**Written task:**
Copy the lines of the data below exactly, starting at the first and stopping after the line that contains "from matplotlib.patches import"; include no pictures.

**Supplied material:**
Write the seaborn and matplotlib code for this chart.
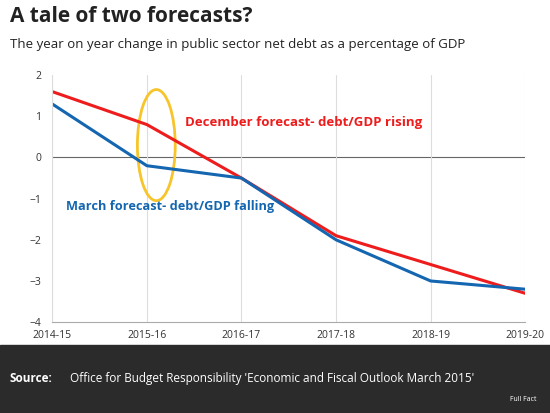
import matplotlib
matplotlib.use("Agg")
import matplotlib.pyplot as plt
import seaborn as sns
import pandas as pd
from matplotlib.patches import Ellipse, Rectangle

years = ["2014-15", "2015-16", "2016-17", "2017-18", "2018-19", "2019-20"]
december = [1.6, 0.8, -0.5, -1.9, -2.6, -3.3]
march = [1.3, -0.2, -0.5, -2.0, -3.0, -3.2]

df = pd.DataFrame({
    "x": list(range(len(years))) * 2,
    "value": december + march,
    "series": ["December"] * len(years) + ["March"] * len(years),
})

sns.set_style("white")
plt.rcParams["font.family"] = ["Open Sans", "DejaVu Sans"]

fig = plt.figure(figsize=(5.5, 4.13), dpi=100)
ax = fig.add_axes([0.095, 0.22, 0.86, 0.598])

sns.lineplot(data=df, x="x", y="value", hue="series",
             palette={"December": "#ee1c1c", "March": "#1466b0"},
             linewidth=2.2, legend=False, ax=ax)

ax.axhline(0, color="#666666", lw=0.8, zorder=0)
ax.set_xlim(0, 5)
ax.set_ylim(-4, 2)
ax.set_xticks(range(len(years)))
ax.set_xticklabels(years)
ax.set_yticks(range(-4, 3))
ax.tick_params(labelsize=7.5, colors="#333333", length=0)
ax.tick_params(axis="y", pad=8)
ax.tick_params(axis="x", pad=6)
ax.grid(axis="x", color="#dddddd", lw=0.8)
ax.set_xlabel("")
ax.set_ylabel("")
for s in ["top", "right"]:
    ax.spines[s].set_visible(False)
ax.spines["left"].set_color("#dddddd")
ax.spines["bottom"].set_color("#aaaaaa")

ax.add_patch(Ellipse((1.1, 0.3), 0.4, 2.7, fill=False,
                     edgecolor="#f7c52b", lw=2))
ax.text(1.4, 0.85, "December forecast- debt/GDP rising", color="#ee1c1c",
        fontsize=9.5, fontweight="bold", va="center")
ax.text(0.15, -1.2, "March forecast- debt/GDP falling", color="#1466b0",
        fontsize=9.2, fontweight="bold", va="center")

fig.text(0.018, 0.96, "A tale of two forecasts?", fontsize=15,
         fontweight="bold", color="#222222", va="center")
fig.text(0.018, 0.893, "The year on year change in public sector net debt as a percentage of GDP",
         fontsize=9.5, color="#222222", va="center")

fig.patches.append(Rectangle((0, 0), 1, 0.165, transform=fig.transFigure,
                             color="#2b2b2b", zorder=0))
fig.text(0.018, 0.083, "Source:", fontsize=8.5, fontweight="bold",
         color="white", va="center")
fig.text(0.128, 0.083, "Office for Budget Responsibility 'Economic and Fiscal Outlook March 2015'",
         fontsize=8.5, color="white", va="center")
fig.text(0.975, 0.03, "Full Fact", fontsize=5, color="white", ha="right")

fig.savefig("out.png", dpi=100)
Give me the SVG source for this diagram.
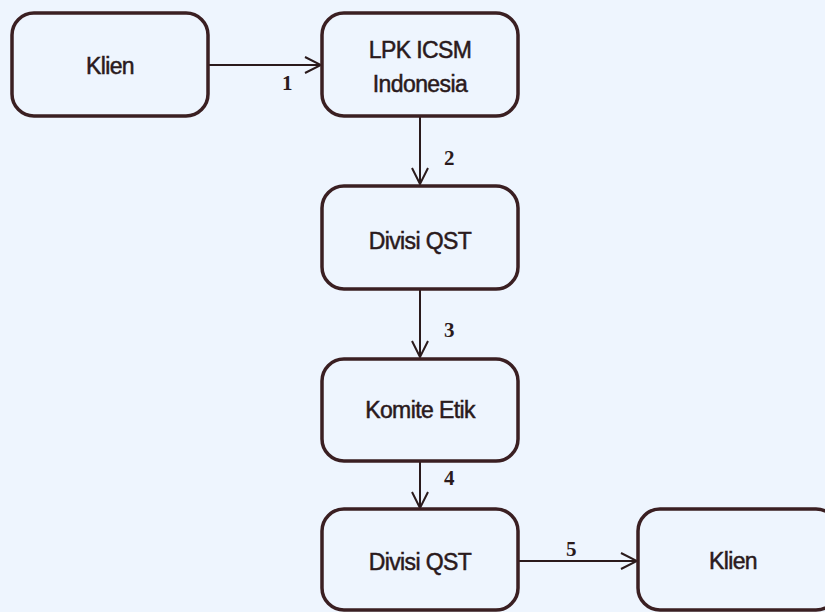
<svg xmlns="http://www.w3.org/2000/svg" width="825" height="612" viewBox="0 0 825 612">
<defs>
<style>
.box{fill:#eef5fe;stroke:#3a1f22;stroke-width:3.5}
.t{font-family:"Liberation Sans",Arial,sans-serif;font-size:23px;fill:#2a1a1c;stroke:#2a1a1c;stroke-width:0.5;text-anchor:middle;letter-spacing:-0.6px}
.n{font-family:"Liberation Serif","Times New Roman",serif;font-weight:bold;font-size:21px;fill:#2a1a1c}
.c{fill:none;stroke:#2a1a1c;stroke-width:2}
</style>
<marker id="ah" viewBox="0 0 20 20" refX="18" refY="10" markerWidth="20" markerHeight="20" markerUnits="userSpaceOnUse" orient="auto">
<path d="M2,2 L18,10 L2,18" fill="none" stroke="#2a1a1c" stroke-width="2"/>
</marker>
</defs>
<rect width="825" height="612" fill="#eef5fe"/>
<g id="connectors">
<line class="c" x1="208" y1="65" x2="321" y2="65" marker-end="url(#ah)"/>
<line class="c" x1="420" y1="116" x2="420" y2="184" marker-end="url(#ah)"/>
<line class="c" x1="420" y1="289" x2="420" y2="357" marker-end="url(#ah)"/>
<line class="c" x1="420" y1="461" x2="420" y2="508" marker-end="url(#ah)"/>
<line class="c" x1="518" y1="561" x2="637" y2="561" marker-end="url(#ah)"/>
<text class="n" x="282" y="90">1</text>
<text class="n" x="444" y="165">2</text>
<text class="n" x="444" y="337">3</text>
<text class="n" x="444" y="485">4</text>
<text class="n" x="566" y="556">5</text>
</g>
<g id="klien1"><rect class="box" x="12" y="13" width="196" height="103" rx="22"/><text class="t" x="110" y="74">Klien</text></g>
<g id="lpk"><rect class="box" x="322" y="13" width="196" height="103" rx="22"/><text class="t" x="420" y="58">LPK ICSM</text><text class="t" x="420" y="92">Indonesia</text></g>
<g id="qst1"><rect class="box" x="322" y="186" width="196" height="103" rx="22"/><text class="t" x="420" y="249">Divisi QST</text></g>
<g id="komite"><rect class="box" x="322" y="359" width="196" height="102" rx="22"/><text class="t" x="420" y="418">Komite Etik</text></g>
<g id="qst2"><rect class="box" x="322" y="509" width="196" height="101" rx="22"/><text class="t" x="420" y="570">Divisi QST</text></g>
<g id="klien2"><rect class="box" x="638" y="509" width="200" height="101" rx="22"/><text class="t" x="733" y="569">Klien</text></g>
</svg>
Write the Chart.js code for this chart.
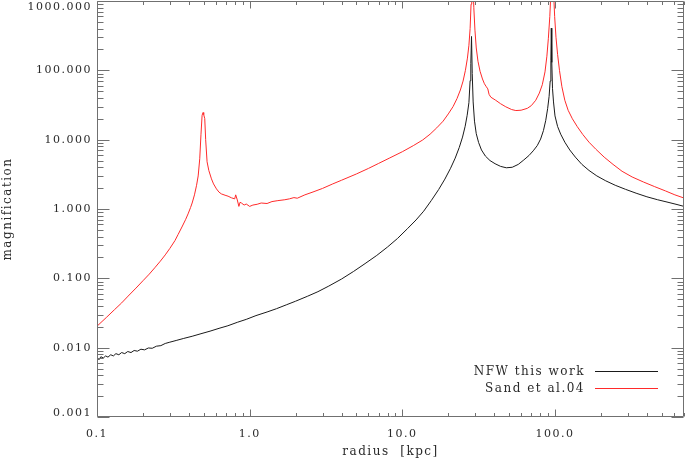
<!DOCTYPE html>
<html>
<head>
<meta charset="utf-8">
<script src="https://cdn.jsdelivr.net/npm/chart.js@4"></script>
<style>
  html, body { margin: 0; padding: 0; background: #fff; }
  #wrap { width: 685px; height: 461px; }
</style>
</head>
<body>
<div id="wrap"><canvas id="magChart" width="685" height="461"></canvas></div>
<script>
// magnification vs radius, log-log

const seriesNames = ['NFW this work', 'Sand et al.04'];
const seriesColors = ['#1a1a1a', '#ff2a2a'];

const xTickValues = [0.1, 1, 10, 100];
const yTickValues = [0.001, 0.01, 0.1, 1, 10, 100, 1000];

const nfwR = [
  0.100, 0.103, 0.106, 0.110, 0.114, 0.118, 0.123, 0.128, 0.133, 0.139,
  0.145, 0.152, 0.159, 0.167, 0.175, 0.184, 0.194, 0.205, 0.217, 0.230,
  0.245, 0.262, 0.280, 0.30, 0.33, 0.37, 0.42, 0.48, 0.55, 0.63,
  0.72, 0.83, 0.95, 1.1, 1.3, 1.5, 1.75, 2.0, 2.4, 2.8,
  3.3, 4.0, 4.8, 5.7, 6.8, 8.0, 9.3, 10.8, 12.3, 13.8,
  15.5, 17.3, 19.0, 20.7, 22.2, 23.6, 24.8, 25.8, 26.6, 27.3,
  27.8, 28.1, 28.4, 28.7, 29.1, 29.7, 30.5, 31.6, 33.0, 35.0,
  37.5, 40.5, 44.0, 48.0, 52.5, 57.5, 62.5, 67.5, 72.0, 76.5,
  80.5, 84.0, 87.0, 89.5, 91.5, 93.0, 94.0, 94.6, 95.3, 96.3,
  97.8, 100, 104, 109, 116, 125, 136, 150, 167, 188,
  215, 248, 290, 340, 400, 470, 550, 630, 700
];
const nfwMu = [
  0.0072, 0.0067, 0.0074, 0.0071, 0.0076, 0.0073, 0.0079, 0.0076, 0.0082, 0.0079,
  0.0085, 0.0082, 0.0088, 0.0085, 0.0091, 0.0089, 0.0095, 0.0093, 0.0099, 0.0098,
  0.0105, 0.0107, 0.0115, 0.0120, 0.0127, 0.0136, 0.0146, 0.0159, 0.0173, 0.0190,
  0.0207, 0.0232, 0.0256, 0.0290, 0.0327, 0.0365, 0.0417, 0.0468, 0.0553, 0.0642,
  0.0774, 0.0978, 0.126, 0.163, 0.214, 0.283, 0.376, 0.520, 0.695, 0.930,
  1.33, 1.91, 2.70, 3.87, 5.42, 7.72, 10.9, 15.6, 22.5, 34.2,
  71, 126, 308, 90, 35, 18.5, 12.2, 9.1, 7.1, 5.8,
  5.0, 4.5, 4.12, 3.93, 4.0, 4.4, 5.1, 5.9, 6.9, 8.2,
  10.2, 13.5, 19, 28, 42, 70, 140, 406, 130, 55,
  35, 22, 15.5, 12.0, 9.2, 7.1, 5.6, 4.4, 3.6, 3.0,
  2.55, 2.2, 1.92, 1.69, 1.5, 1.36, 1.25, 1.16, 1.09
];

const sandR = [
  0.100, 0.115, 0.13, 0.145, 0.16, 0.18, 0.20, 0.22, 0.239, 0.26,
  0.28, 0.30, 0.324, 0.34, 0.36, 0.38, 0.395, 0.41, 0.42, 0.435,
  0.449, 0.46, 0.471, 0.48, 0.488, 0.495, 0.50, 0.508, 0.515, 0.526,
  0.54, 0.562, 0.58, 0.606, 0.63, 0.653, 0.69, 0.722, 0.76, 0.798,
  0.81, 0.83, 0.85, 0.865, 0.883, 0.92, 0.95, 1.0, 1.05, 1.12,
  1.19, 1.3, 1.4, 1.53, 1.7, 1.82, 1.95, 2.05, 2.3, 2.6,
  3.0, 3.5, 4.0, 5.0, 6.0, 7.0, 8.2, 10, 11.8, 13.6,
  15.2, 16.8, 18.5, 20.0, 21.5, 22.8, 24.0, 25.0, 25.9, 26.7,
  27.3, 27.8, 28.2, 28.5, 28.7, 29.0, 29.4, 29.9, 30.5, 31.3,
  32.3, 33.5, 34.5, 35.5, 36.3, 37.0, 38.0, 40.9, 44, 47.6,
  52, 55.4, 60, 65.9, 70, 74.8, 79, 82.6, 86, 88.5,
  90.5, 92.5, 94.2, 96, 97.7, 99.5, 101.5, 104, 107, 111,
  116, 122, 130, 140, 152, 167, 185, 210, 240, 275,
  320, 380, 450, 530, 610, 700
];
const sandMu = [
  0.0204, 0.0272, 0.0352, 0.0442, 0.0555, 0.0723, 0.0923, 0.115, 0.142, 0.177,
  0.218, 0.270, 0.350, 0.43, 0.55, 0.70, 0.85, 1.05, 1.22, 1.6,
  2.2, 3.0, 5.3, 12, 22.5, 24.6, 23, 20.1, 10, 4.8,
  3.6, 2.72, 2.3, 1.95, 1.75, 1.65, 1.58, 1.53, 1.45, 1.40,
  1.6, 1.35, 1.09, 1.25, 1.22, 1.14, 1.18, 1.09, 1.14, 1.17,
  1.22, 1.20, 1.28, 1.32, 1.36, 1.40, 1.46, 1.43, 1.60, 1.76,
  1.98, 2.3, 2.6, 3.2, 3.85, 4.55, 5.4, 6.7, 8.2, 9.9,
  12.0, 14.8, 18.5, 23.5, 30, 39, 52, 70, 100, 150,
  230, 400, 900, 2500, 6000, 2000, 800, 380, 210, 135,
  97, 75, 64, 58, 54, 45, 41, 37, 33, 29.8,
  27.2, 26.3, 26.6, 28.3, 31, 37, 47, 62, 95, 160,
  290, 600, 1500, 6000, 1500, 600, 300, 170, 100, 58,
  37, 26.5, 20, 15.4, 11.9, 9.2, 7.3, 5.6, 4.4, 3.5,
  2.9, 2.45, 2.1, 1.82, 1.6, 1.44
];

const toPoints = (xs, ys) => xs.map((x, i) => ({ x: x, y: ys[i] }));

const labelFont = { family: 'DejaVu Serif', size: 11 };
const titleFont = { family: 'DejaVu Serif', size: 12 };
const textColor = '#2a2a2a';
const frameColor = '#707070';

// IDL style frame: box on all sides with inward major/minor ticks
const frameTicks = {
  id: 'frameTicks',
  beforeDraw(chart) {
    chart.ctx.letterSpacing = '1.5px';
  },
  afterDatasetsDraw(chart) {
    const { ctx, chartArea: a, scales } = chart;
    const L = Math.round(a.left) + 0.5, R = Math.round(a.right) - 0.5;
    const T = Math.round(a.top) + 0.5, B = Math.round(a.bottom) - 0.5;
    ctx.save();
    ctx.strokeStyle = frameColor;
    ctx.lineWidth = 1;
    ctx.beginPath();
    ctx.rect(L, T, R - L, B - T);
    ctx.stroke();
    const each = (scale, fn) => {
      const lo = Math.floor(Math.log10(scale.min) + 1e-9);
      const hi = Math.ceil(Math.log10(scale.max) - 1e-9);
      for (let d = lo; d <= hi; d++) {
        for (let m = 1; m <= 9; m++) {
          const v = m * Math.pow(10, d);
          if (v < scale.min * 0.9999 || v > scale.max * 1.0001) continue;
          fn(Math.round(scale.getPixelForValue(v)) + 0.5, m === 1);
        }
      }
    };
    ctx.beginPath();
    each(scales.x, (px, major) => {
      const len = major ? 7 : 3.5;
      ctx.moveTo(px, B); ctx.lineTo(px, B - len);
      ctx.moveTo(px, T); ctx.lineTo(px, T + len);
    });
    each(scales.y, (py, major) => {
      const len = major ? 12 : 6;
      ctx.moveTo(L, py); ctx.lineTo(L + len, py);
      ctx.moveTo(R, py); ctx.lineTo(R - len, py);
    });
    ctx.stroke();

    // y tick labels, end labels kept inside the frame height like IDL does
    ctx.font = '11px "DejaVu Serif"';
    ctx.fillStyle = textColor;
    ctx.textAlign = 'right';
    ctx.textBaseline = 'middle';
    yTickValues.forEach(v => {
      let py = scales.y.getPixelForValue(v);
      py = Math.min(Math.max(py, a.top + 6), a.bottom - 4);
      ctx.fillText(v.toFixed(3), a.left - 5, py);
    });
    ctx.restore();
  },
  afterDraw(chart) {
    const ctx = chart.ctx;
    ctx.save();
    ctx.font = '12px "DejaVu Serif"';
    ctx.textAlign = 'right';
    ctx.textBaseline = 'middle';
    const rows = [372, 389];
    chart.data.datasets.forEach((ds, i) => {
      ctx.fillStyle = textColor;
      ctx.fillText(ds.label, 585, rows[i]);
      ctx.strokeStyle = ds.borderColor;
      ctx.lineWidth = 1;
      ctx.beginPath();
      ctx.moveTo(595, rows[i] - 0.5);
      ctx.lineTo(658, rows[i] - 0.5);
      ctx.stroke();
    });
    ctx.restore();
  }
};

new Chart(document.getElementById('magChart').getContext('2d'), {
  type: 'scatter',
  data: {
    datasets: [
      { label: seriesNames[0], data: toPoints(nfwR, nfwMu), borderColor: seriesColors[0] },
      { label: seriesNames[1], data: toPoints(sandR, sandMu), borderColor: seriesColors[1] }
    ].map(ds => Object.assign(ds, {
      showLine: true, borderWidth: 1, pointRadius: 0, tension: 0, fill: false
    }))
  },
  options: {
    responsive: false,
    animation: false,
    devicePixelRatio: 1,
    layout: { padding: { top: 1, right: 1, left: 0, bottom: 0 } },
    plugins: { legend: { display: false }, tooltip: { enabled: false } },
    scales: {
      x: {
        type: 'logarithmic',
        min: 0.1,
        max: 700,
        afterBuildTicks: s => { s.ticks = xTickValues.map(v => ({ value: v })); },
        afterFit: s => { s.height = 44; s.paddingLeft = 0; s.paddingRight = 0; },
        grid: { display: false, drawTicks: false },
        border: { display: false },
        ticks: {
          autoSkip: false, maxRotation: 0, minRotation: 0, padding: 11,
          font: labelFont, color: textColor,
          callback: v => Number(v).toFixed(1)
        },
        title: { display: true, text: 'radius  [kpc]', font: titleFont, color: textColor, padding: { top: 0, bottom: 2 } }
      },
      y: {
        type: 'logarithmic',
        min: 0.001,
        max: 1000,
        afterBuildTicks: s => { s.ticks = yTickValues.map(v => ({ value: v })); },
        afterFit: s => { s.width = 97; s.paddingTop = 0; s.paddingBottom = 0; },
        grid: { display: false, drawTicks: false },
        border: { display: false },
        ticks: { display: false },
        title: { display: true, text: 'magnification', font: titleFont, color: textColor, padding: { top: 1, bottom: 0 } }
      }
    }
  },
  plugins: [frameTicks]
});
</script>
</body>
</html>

**Complete answer:**
Write the seaborn and matplotlib code for this chart.
import matplotlib
matplotlib.use("Agg")
import matplotlib.pyplot as plt
import seaborn as sns
import pandas as pd
from matplotlib.patches import Ellipse, Rectangle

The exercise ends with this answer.